**Prompt:** Quote exactly, and only, the lines of the material below from the line with "Write the Plotly code for this chart." through the line with "import plotly.graph_objects as go".

**Data:**
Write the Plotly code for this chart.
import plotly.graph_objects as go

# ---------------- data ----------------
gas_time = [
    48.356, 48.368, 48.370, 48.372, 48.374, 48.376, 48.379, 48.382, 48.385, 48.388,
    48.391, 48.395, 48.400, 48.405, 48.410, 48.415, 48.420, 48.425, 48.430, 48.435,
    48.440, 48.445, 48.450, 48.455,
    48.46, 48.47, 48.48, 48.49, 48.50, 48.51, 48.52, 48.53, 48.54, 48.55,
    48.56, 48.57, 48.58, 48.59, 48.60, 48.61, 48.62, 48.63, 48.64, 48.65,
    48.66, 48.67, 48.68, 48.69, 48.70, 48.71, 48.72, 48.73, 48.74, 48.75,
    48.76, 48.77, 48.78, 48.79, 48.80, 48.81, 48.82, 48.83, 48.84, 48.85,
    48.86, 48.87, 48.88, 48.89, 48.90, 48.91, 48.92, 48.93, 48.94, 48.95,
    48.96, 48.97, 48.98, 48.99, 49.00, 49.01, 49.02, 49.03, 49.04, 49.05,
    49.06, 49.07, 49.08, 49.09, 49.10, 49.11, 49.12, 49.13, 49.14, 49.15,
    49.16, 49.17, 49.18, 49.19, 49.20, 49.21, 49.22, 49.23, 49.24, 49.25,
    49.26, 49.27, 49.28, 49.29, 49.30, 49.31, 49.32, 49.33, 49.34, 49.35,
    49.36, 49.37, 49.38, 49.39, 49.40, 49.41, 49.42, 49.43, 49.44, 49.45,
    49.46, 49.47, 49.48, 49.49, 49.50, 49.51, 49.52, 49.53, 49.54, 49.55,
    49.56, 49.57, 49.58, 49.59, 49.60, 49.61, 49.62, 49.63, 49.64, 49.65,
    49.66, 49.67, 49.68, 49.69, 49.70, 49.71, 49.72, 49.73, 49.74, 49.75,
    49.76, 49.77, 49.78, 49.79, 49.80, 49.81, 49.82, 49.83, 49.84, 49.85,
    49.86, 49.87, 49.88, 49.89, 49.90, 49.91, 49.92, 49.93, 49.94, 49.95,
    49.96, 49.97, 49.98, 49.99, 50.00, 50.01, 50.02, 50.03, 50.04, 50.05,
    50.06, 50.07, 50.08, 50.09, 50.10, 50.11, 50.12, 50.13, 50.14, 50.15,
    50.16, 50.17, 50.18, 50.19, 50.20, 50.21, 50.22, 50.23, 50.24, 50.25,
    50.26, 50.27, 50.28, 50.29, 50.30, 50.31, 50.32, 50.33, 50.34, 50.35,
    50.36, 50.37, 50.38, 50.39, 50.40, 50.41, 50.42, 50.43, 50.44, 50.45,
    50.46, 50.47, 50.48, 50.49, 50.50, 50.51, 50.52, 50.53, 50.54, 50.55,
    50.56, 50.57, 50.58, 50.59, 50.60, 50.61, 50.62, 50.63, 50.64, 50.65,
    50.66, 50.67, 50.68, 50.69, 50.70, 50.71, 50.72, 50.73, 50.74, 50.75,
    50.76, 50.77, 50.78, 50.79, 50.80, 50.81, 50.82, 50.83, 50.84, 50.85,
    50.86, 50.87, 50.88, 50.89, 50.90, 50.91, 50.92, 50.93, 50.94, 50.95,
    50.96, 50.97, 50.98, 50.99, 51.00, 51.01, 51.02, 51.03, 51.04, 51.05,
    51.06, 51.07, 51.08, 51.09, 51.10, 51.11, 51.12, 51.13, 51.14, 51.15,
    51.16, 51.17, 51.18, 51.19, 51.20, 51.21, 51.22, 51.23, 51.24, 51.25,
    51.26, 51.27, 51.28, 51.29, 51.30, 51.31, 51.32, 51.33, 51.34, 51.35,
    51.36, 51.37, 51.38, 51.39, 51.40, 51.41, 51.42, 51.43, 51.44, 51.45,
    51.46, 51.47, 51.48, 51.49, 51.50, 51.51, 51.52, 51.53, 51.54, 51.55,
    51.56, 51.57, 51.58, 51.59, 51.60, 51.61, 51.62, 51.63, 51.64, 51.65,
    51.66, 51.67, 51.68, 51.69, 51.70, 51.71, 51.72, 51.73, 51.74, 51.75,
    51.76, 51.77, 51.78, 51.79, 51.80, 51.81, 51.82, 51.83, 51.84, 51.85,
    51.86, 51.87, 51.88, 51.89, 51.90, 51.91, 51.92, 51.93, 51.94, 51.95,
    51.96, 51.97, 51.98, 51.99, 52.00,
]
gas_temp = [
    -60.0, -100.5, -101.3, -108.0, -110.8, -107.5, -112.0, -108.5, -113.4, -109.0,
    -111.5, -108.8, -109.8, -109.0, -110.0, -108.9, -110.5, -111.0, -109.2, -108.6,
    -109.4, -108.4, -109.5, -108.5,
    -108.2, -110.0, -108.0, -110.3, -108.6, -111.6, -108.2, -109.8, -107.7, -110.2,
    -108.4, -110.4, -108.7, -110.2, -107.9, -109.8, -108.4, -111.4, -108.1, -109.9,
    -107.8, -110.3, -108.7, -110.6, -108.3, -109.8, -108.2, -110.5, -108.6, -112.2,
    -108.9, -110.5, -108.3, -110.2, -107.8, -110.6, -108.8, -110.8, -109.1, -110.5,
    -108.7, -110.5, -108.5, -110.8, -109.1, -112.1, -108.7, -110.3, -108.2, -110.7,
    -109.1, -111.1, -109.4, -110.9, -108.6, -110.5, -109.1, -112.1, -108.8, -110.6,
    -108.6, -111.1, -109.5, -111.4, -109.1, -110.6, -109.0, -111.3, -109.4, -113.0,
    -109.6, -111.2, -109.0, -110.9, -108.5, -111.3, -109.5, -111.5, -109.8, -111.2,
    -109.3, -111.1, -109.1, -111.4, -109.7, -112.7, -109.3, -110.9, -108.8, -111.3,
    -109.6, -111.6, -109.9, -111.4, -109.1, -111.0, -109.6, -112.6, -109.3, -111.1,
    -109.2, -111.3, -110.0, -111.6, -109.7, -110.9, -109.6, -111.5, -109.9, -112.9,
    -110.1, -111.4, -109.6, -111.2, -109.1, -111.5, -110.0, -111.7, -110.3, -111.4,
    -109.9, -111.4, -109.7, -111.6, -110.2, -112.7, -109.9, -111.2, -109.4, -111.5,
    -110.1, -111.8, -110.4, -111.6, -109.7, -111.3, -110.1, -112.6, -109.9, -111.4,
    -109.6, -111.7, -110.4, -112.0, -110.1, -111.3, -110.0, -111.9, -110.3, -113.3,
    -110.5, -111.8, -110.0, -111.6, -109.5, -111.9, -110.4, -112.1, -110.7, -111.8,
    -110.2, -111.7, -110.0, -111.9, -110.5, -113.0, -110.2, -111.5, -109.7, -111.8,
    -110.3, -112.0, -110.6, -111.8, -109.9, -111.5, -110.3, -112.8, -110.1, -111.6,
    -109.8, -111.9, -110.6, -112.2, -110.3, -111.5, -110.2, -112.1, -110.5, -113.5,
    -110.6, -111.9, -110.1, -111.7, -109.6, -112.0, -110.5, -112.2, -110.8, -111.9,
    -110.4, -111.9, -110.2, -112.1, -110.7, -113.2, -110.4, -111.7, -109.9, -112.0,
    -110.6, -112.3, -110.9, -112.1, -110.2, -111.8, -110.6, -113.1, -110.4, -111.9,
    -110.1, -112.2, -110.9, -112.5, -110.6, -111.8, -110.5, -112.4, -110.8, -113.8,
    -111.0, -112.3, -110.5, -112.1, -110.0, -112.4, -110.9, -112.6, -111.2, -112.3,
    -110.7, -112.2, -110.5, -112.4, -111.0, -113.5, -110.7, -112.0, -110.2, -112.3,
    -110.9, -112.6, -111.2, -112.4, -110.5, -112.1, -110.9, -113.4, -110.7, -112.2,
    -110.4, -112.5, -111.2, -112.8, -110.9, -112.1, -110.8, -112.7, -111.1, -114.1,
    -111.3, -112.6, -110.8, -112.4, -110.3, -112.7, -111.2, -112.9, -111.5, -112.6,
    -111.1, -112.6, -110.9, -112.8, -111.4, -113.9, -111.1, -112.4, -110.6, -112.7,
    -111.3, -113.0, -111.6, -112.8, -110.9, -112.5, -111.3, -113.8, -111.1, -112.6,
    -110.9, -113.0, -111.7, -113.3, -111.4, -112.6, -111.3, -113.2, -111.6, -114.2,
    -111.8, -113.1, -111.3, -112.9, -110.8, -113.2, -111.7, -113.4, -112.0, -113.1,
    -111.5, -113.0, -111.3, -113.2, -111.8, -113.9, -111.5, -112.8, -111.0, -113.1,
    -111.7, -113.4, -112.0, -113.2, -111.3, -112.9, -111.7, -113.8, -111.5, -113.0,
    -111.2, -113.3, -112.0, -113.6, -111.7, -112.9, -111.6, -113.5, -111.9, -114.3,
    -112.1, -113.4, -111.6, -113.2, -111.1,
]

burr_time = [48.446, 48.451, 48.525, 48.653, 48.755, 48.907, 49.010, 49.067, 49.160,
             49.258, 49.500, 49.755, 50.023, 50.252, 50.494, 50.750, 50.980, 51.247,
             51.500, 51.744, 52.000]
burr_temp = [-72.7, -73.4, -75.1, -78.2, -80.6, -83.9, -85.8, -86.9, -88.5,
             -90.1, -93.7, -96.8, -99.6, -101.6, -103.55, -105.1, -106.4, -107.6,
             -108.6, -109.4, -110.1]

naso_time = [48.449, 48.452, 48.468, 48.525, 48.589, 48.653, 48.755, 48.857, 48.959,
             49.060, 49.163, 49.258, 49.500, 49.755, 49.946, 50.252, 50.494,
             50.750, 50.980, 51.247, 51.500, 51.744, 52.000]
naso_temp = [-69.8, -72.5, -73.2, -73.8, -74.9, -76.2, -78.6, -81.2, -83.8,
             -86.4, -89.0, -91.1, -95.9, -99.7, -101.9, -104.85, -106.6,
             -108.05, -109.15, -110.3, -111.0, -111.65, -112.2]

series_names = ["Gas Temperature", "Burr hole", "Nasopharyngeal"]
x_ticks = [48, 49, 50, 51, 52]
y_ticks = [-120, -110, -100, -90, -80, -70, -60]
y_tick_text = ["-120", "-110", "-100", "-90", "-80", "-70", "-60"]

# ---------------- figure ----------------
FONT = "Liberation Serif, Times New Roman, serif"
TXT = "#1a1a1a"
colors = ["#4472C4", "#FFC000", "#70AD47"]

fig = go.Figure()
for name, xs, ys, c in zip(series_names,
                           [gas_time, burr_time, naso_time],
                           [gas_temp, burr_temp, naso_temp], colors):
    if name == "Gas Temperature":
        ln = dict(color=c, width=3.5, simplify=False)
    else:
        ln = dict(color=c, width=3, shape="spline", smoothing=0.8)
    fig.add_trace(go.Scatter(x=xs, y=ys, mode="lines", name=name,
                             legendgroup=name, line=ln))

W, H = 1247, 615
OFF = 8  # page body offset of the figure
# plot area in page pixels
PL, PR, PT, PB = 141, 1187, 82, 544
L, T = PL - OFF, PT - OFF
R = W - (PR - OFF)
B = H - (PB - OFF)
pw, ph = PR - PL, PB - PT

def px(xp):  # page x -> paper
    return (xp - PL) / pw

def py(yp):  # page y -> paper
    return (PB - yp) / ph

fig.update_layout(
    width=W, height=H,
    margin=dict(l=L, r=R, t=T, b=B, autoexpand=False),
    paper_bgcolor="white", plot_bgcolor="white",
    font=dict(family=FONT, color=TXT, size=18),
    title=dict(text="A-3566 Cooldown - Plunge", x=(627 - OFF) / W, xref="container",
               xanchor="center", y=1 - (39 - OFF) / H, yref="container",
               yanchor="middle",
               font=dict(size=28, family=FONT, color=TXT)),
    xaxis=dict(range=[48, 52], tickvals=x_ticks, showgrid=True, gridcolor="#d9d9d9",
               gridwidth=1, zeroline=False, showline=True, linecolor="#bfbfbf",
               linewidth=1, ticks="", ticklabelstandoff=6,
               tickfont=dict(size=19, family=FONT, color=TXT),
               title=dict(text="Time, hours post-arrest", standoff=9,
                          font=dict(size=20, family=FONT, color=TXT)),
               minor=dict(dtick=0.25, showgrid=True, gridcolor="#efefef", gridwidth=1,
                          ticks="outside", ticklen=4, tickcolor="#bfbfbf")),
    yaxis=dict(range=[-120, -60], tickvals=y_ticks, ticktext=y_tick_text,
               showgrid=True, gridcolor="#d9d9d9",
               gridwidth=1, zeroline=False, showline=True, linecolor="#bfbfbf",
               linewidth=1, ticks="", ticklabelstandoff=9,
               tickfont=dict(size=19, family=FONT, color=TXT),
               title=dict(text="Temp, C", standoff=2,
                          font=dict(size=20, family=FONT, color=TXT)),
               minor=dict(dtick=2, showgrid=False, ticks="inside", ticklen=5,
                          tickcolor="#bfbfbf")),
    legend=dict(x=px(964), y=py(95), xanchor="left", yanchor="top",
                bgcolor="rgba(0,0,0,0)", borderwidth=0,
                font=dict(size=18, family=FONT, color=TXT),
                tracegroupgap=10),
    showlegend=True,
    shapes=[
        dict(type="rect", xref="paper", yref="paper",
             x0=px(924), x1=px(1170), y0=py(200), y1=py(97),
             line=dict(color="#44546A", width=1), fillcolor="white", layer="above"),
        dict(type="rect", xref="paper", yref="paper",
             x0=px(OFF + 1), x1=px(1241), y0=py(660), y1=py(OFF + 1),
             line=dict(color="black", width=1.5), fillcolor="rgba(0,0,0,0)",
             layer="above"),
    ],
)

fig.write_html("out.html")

--

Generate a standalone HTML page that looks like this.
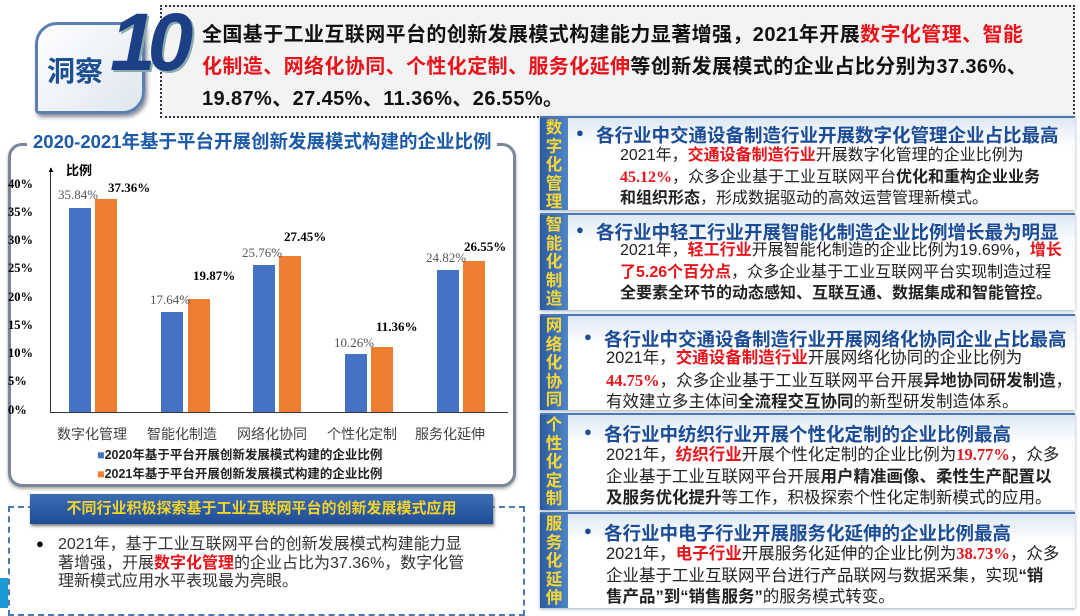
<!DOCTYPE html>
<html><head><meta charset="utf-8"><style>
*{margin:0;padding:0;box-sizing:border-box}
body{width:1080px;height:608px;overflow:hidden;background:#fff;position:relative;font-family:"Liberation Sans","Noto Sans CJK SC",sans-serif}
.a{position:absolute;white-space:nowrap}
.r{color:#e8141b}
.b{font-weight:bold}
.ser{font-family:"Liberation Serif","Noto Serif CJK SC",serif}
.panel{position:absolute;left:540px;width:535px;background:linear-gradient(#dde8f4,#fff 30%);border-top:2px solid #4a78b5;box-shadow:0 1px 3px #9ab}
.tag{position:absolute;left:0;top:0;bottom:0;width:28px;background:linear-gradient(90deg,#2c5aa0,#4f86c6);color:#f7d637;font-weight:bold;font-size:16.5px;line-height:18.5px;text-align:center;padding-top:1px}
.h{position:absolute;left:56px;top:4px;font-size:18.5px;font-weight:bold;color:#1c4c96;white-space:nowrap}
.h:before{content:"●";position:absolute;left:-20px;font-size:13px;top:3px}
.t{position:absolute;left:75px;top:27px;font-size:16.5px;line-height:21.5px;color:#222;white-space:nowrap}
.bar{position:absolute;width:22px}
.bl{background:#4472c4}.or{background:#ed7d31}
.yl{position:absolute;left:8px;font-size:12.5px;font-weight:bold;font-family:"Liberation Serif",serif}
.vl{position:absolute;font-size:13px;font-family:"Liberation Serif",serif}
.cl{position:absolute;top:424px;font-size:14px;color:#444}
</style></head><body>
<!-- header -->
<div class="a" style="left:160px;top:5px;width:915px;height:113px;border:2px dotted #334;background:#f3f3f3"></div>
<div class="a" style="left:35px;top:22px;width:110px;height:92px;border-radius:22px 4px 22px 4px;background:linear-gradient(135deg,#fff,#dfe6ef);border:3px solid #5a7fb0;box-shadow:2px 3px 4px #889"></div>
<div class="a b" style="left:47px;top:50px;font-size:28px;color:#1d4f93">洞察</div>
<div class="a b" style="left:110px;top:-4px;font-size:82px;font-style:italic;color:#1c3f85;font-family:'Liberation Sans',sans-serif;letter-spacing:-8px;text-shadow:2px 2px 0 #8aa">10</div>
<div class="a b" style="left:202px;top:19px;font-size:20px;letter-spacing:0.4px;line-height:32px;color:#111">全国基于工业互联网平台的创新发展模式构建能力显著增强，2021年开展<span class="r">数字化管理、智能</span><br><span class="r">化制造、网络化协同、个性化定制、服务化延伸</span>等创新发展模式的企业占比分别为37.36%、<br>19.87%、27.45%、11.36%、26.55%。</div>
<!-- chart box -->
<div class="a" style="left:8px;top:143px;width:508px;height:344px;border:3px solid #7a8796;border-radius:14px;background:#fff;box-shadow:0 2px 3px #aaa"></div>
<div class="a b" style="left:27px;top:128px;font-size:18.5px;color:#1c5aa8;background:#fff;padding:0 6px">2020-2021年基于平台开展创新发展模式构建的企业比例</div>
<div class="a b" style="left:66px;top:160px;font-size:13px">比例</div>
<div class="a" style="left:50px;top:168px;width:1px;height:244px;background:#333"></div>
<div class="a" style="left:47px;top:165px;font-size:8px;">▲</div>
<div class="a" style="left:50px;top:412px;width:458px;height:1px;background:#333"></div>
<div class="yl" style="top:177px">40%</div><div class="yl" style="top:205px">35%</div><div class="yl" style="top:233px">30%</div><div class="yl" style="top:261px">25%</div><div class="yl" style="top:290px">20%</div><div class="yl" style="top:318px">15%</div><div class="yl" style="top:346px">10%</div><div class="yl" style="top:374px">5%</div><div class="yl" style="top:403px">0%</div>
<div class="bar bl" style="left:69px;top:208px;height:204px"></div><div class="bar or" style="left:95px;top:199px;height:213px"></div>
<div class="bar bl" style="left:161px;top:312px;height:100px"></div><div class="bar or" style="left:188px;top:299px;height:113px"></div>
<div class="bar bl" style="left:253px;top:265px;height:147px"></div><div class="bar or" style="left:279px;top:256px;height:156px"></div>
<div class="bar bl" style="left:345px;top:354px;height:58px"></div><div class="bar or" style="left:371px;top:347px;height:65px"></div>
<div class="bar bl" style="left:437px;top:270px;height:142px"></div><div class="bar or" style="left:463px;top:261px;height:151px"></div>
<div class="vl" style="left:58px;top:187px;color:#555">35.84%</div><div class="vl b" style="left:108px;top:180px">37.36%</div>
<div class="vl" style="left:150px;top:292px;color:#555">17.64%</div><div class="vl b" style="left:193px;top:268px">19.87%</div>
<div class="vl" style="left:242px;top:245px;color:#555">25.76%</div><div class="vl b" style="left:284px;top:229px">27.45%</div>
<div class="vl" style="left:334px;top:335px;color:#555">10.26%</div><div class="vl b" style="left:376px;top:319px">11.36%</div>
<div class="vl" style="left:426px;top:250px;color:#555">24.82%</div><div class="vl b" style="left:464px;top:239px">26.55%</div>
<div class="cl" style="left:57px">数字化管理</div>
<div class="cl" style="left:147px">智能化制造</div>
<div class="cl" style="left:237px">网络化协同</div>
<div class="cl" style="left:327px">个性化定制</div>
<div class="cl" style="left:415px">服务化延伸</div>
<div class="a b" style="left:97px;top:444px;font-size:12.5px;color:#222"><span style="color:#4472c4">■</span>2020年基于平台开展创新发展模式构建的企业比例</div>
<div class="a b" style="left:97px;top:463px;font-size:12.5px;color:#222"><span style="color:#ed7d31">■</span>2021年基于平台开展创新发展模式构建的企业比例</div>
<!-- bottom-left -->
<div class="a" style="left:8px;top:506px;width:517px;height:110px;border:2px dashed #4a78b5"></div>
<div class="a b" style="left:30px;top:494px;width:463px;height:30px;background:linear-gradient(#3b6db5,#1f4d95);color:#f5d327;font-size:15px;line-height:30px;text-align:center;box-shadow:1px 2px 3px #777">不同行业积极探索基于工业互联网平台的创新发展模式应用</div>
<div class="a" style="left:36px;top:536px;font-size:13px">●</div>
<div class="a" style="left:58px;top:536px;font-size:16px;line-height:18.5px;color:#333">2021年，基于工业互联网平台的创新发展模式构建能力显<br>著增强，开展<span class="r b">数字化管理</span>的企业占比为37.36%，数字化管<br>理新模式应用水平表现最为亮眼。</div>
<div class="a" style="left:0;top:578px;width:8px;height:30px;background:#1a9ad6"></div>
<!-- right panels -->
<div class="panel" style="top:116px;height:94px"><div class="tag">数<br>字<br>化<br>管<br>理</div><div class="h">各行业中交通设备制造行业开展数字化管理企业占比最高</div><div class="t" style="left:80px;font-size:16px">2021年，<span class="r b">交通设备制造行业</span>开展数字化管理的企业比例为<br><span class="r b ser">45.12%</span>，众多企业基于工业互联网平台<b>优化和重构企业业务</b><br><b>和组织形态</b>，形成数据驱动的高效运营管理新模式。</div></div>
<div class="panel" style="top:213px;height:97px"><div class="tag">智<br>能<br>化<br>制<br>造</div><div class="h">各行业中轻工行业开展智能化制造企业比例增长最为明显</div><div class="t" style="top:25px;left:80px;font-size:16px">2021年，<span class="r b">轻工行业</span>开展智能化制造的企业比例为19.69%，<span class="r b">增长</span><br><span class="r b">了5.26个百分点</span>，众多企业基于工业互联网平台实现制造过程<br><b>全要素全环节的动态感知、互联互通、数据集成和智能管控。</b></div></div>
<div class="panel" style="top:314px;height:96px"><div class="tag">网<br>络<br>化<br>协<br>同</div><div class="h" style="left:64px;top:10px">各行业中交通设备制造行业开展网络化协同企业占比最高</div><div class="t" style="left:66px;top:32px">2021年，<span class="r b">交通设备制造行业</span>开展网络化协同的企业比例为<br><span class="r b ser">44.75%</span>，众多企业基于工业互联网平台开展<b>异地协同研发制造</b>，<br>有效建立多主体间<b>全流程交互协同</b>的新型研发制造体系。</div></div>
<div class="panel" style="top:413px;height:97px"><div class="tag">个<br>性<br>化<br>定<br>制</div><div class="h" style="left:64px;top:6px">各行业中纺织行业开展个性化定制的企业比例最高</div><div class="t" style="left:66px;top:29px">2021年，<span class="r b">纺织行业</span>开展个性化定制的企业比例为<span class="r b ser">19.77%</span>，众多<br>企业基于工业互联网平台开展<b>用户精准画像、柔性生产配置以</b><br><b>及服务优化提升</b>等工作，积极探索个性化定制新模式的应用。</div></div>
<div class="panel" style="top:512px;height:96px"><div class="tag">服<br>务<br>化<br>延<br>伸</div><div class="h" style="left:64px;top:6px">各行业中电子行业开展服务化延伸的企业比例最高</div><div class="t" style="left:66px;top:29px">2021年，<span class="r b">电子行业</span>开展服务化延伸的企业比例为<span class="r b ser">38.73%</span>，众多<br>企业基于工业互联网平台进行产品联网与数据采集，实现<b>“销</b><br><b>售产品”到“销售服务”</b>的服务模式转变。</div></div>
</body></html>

**Result of this exercise:**
Write the Plotly code for this chart.
import plotly.graph_objects as go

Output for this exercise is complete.